David Miller, 55, has lived in Riceboro for 26 years. He is married and has three children and four grandchildren. Miller graduated from Bradwell Institute, and a Bible college in Savannah. He is the owner of Miller Timber Company Inc. in Riceboro. Miller has been on the city council for eight years.
Miller said he fell in love with the people of Riceboro and wants to see the continued growth of the city. There are ongoing projects such as the building of the park that is part of the city’s master plan and the paving of different roads in the city. Miller said he doesn’t see any problems, there isn’t a lot of crime and that Riceboro is a nice place to live.
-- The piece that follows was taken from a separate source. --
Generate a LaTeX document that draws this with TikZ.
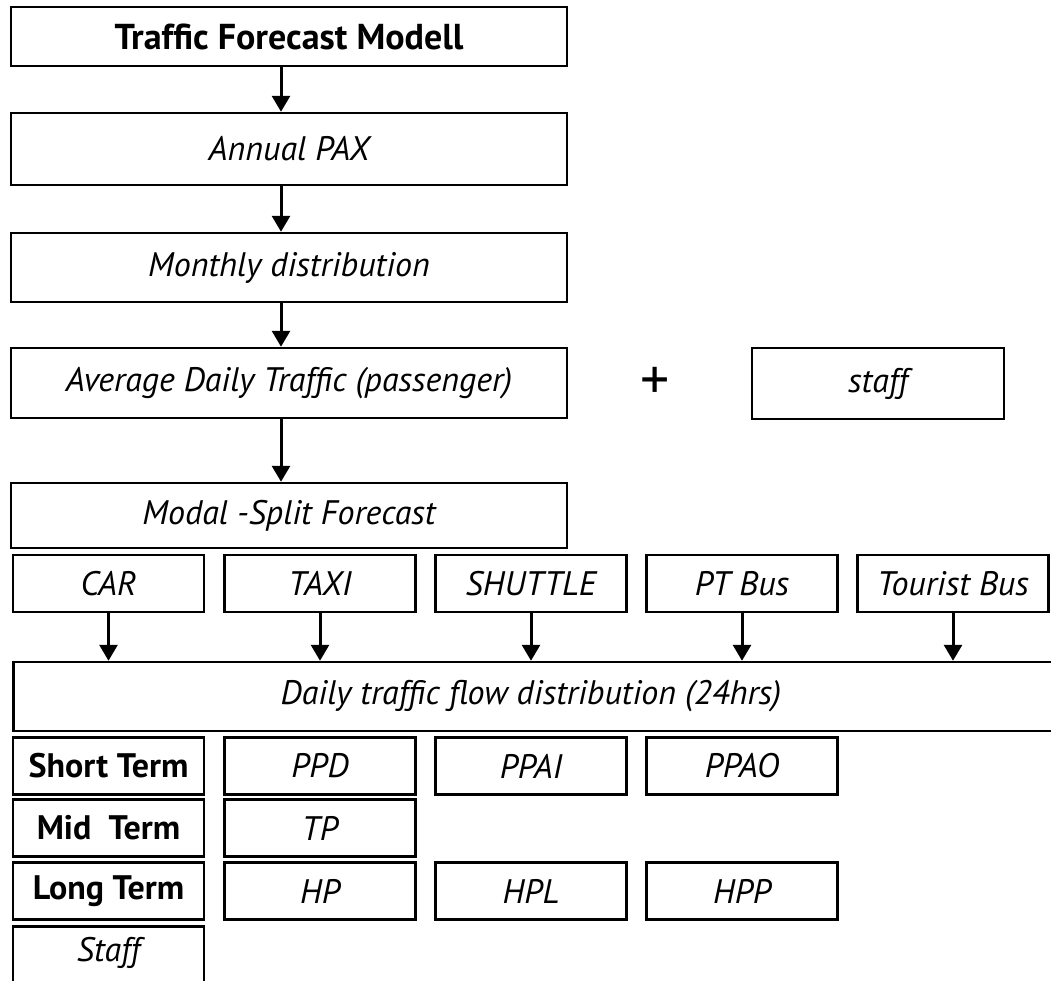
\documentclass[tikz,border=0pt]{standalone}
\usepackage{fontspec}
\setmainfont{PT Sans}
\usetikzlibrary{arrows.meta}
\begin{document}
\begin{tikzpicture}[x=1pt,y=-1pt,
  box/.style={draw=black,line width=2.5pt,inner sep=0pt,align=center,
    font=\fontsize{34}{40}\selectfont\itshape},
  wide/.style={box,minimum width=556pt},
  cell/.style={box,minimum width=191pt,minimum height=57pt},
  lbl/.style={cell,font=\fontsize{34}{40}\selectfont\bfseries},
  arr/.style={line width=3pt,-{Triangle[width=18pt,length=16pt]}}]
\useasboundingbox (0,0) rectangle (1051,980);
% main column
\node[wide,minimum height=59pt,font=\fontsize{36}{42}\selectfont\bfseries] (tfm) at (289,36.5) {Traffic Forecast Modell};
\node[wide,minimum height=72pt] (pax) at (289,149) {Annual PAX};
\node[wide,minimum height=69pt] (month) at (289,267.5) {Monthly distribution};
\node[wide,minimum height=70pt] (adt) at (289,383) {Average Daily Traffic (passenger)};
\node[font=\fontsize{58}{58}\selectfont] (plus) at (655,383) {+};
\node[box,minimum width=252pt,minimum height=71pt] (staff) at (878,383.5) {staff};
\node[wide,minimum height=65pt] (modal) at (289,515.5) {Modal -Split Forecast};
% transport modes
\node[cell] (car) at (108.5,583.5) {CAR};
\node[cell] (taxi) at (320,583.5) {TAXI};
\node[cell] (shuttle) at (531,583.5) {SHUTTLE};
\node[cell] (ptbus) at (742,583.5) {PT Bus};
\node[cell] (tbus) at (953,583.5) {Tourist Bus};
% daily flow (runs beyond the right edge)
\node[box,minimum width=1070pt,minimum height=69pt,anchor=west] (daily) at (12,696.5) {};
\node[font=\fontsize{34}{40}\selectfont\itshape] (dailytxt) at (531,696.5) {Daily traffic flow distribution (24hrs)};
% terms
\node[lbl] (short) at (108.5,766) {Short Term};
\node[cell] (ppd) at (320,766) {PPD};
\node[cell] (ppai) at (531,766) {PPAI};
\node[cell] (ppao) at (742,766) {PPAO};
\node[lbl] (mid) at (108.5,828) {Mid\ \ Term};
\node[cell] (tp) at (320,828) {TP};
\node[lbl] (long) at (108.5,891) {Long Term};
\node[cell] (hp) at (320,891) {HP};
\node[cell] (hpl) at (531,891) {HPL};
\node[cell] (hpp) at (742,891) {HPP};
\node[cell,minimum height=64pt,anchor=north] (staffrow) at (108.5,925) {};
\node[font=\fontsize{34}{40}\selectfont\itshape] (stafftxt) at (108.5,953) {Staff};
% arrows
\draw[arr] ([xshift=-8pt]tfm.south) -- ([xshift=-8pt]pax.north);
\draw[arr] ([xshift=-8pt]pax.south) -- ([xshift=-8pt]month.north);
\draw[arr] ([xshift=-8pt]month.south) -- ([xshift=-8pt]adt.north);
\draw[arr] ([xshift=-8pt]adt.south) -- ([xshift=-8pt]modal.north);
\foreach \n in {car,taxi,shuttle,ptbus,tbus}
  \draw[arr] (\n.south) -- (\n.south |- daily.north);
\end{tikzpicture}
\end{document}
“We want to keep the city safe and for it to be a place where people live and raise a family. I had the opportunity after I got married to stay somewhere else, but I chose to stay in Riceboro. I get along with everyone, I got a lot friends and I do a lot of fishing,” Miller said.
He described himself as a people person, helpful and family man and said he tries to be a good example for others in the community.
Chris Stacy, 57, is married and has three children and two grandchildren. He is a graduate of Bradwell Institute and attended Central Technical College for slightly more than a year. He is retired from the military, currently works at Interstate Paper and is the local chapter Union President of the United States Steelworkers 1086.
Stacy has served on City Council for eight years. He is running again because he wants to see the completion of projects for the city. He believes in unity and community spirt, which was something he wanted to foster in his community after retiring from the military.
He wants to expand the Career Readiness program — a summer program to help youth gain workforce experience. Stacy wants to provide the same service for college students who are home for the summer. He is also proud of RiceFest. He called it the biggest festival in the county.
“There’s a strong spirit of unity of everyone working together with whoever gets elected. I believe that whatever you’re called to be, you’re going to do it before you get elected. I worked for the community before I was elected, and I will continue to work whether I get elected or not,” Stacy said.
He described himself as a caring, giving person who loves working with kids.
Tommy Williams, 67, is a lifelong resident of Riceboro. He is married, has two children and is retired from Interstate Paper after 42½ years of service. He graduated from Liberty County High School and studied marketing and management after high school but didn’t complete the program. Williams went back to school and studied air-conditioning and heating repair. He served in Vietnam and, after the military, came back to Riceboro. Williams also serves as the assistant bishop at Kingdom Church of Christ Holiness Unto The Lord in McIntosh County.
Williams has been a City Council member for 32 years.
“For this term, I would like for us to build upon what we’ve done over the past years. I believe in hearing the citizens’ concerns and their needs,” he said. “I don’t look at it as political. I look at is as doing something for the people.”
If re-elected, Williams said he will continue to help the city avoid having to levy a property tax.
Williams described himself as God-fearing, peaceful and kind to others.
John Young, 55, is a lifelong resident of Riceboro. He has been married for 34 years and has two sons. Young graduated from Bradwell Institute and has been an employee of Interstate Paper for 18 years. He is also a deacon at New Church in Christ in Unity in Riceboro.
“I’m running again for City Council to protect the citizens of Riceboro. We came in 2008 and we worked hard from 2008 until now. We got the city looking good, and the city is doing good. I think I’m a good candidate and that I’m doing a good job,” Young said.
Young mentioned that the Riceboro Fire Department needs more volunteers but that the city will keep moving forward. He said he believes in doing the right thing and that people are free to talk to him at any time.